- Problem: Can you print the data exactly and leave out each image?

** start of Recorded data **

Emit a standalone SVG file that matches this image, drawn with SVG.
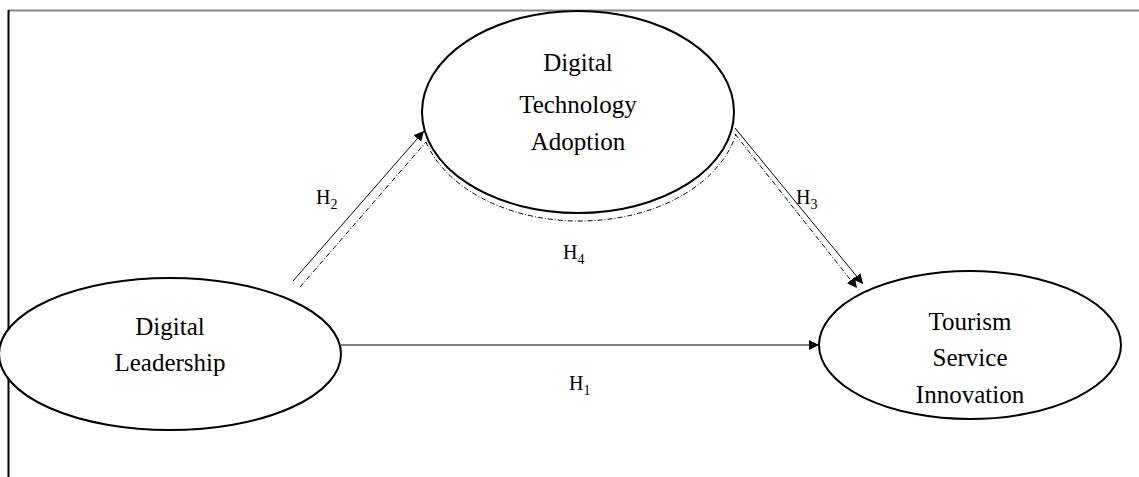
<svg xmlns="http://www.w3.org/2000/svg" width="1139" height="477" viewBox="0 0 1139 477">
<defs>
<style>
.n{fill:#fff;stroke:#000;stroke-width:2}
.t{font-family:"Liberation Serif",serif;font-size:25px;fill:#000;text-anchor:middle}
.l{font-family:"Liberation Serif",serif;font-size:20px;fill:#000}
.s{font-size:14px}
.c{fill:none;stroke:#000;stroke-width:1}
.d{fill:none;stroke:#000;stroke-width:1;stroke-dasharray:5,2,1,2}
</style>
<marker id="ah" viewBox="0 0 10 10" refX="10" refY="5" markerWidth="10" markerHeight="10" markerUnits="userSpaceOnUse" orient="auto"><path d="M0,0 L10,5 L0,10 z" fill="#000"/></marker>
</defs>
<rect width="1139" height="477" fill="#fff"/>
<line x1="8" y1="10.5" x2="1139" y2="10.5" stroke="#888" stroke-width="2"/>
<line x1="8.5" y1="10" x2="8.5" y2="477" stroke="#000" stroke-width="2"/>
<g id="dl">
<ellipse class="n" cx="170" cy="354" rx="171" ry="76"/>
<text class="t" x="170" y="335">Digital</text>
<text class="t" x="170" y="371">Leadership</text>
</g>
<g id="dta">
<ellipse class="n" cx="578" cy="112" rx="156" ry="101"/>
<text class="t" x="578" y="71">Digital</text>
<text class="t" x="578" y="113">Technology</text>
<text class="t" x="578" y="150">Adoption</text>
</g>
<g id="tsi">
<ellipse class="n" cx="970" cy="345" rx="151" ry="74"/>
<text class="t" x="970" y="330">Tourism</text>
<text class="t" x="970" y="366">Service</text>
<text class="t" x="970" y="403">Innovation</text>
</g>
<g id="connectors">
<line class="c" x1="293" y1="281" x2="424" y2="131" marker-end="url(#ah)"/>
<line class="d" x1="300" y1="287" x2="426" y2="142"/>
<line class="c" x1="735" y1="128" x2="863" y2="284" marker-end="url(#ah)"/>
<line class="d" x1="735" y1="134" x2="857" y2="288" marker-end="url(#ah)"/>
<line class="c" x1="341" y1="345" x2="819" y2="345" marker-end="url(#ah)"/>
<path class="d" d="M426,142 A160,110 0 0 0 736,134"/>
</g>
<g id="labels">
<text class="l" x="316" y="204">H<tspan class="s" dy="5">2</tspan></text>
<text class="l" x="796" y="204">H<tspan class="s" dy="5">3</tspan></text>
<text class="l" x="563" y="259">H<tspan class="s" dy="5">4</tspan></text>
<text class="l" x="569" y="390">H<tspan class="s" dy="5">1</tspan></text>
</g>
</svg>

** end of Recorded data **

- Output:
Emit a standalone SVG file that matches this image, drawn with SVG.
<svg xmlns="http://www.w3.org/2000/svg" width="1139" height="477" viewBox="0 0 1139 477">
<defs>
<style>
.n{fill:#fff;stroke:#000;stroke-width:2}
.t{font-family:"Liberation Serif",serif;font-size:25px;fill:#000;text-anchor:middle}
.l{font-family:"Liberation Serif",serif;font-size:20px;fill:#000}
.s{font-size:14px}
.c{fill:none;stroke:#000;stroke-width:1}
.d{fill:none;stroke:#000;stroke-width:1;stroke-dasharray:5,2,1,2}
</style>
<marker id="ah" viewBox="0 0 10 10" refX="10" refY="5" markerWidth="10" markerHeight="10" markerUnits="userSpaceOnUse" orient="auto"><path d="M0,0 L10,5 L0,10 z" fill="#000"/></marker>
</defs>
<rect width="1139" height="477" fill="#fff"/>
<line x1="8" y1="10.5" x2="1139" y2="10.5" stroke="#888" stroke-width="2"/>
<line x1="8.5" y1="10" x2="8.5" y2="477" stroke="#000" stroke-width="2"/>
<g id="dl">
<ellipse class="n" cx="170" cy="354" rx="171" ry="76"/>
<text class="t" x="170" y="335">Digital</text>
<text class="t" x="170" y="371">Leadership</text>
</g>
<g id="dta">
<ellipse class="n" cx="578" cy="112" rx="156" ry="101"/>
<text class="t" x="578" y="71">Digital</text>
<text class="t" x="578" y="113">Technology</text>
<text class="t" x="578" y="150">Adoption</text>
</g>
<g id="tsi">
<ellipse class="n" cx="970" cy="345" rx="151" ry="74"/>
<text class="t" x="970" y="330">Tourism</text>
<text class="t" x="970" y="366">Service</text>
<text class="t" x="970" y="403">Innovation</text>
</g>
<g id="connectors">
<line class="c" x1="293" y1="281" x2="424" y2="131" marker-end="url(#ah)"/>
<line class="d" x1="300" y1="287" x2="426" y2="142"/>
<line class="c" x1="735" y1="128" x2="863" y2="284" marker-end="url(#ah)"/>
<line class="d" x1="735" y1="134" x2="857" y2="288" marker-end="url(#ah)"/>
<line class="c" x1="341" y1="345" x2="819" y2="345" marker-end="url(#ah)"/>
<path class="d" d="M426,142 A160,110 0 0 0 736,134"/>
</g>
<g id="labels">
<text class="l" x="316" y="204">H<tspan class="s" dy="5">2</tspan></text>
<text class="l" x="796" y="204">H<tspan class="s" dy="5">3</tspan></text>
<text class="l" x="563" y="259">H<tspan class="s" dy="5">4</tspan></text>
<text class="l" x="569" y="390">H<tspan class="s" dy="5">1</tspan></text>
</g>
</svg>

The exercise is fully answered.